Nonetheless, to bring justice to the Boko Haram perpetrators, in any of these scenarios, it is important to gather forensics at sites where the girls were reportedly held. This is needed for future prosecution, to ascertain the validity of witness claims, or, at the very least, to provide answers to their families and society as a whole.
So what?
It is not the intention of this article to suggest interviews with internally displaced “eyewitnesses” have no value, and should not be considered. The purpose is to remind that there has been a steady lack of focused public consideration of other alternatives to what such eyewitnesses attest, alternatives that the new proof-of-life video might support. The assumed fate of the Chibok girls as Boko Haram killers is based on little real evidence or deep analysis. It is one narrative among others, including that many of the girls have even resisted both Boko Haram and conversion to Islam. Additionally, with each rumor of the girls’ transformation, a stronger conventional wisdom emerges.
It’s this “received wisdom” that must be resisted — first of all, because it makes further hyperbolized rumors inevitable. It is the familiar story that people believe, even when it is not necessarily the truth. This changes mindsets, hope, and belief, thus gradually foreclosing the real forensic consideration of other scenarios. This has effectively permitted the “Chibok girls” to become little more than a prop to the propaganda of Boko Haram, and the ongoing terrorizing of the psyche of ordinary Nigerians. This narrative asserts that whatever losses Boko Haram suffers, they have succeeded in one thing. They have not just kept the girls, but made them their own.
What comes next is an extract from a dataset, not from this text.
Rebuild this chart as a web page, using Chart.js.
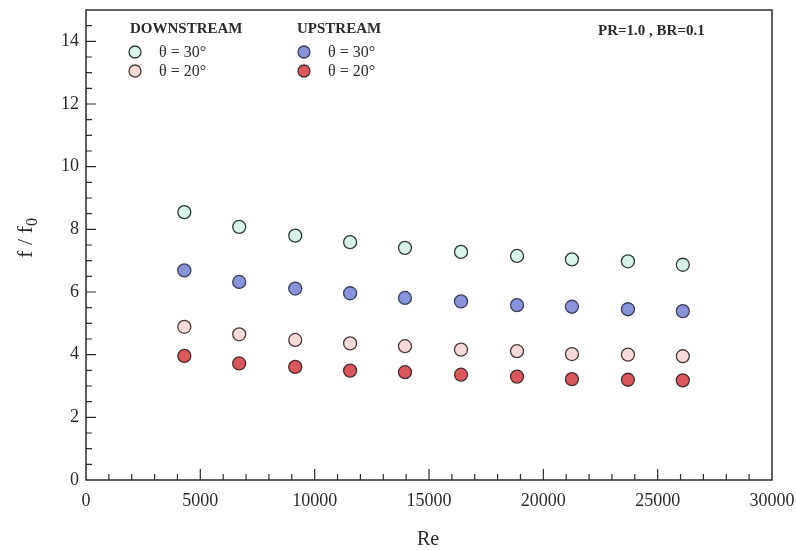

In this way, the girls have become a symbol of Nigeria’s wider fears of Boko Haram. Abducted men and women are already stigmatized. The “Chibok girl” stories represent fears that no one touched by the group can be the same again. They also reproduce binary ideas of women as either innocents or “brainwashed” killers; victims to be pitied or killers for whom all hope is lost. The reality is likely to be more complex. It is important to recognize this complexity, particularly with regard to women’s involvement in it.
The abduction of the Chibok girls rightly mobilized the conscience of the world. The Chibok girls now deserve greater institutional engagement with the facts of their fate, and any new information about them, than that which currently exists. They deserve a consideration of their humanity, and the possibility that they will still be brought back alive. They do not deserve simple assumptions of their transformation to Boko Haram killers, however good the headlines this makes.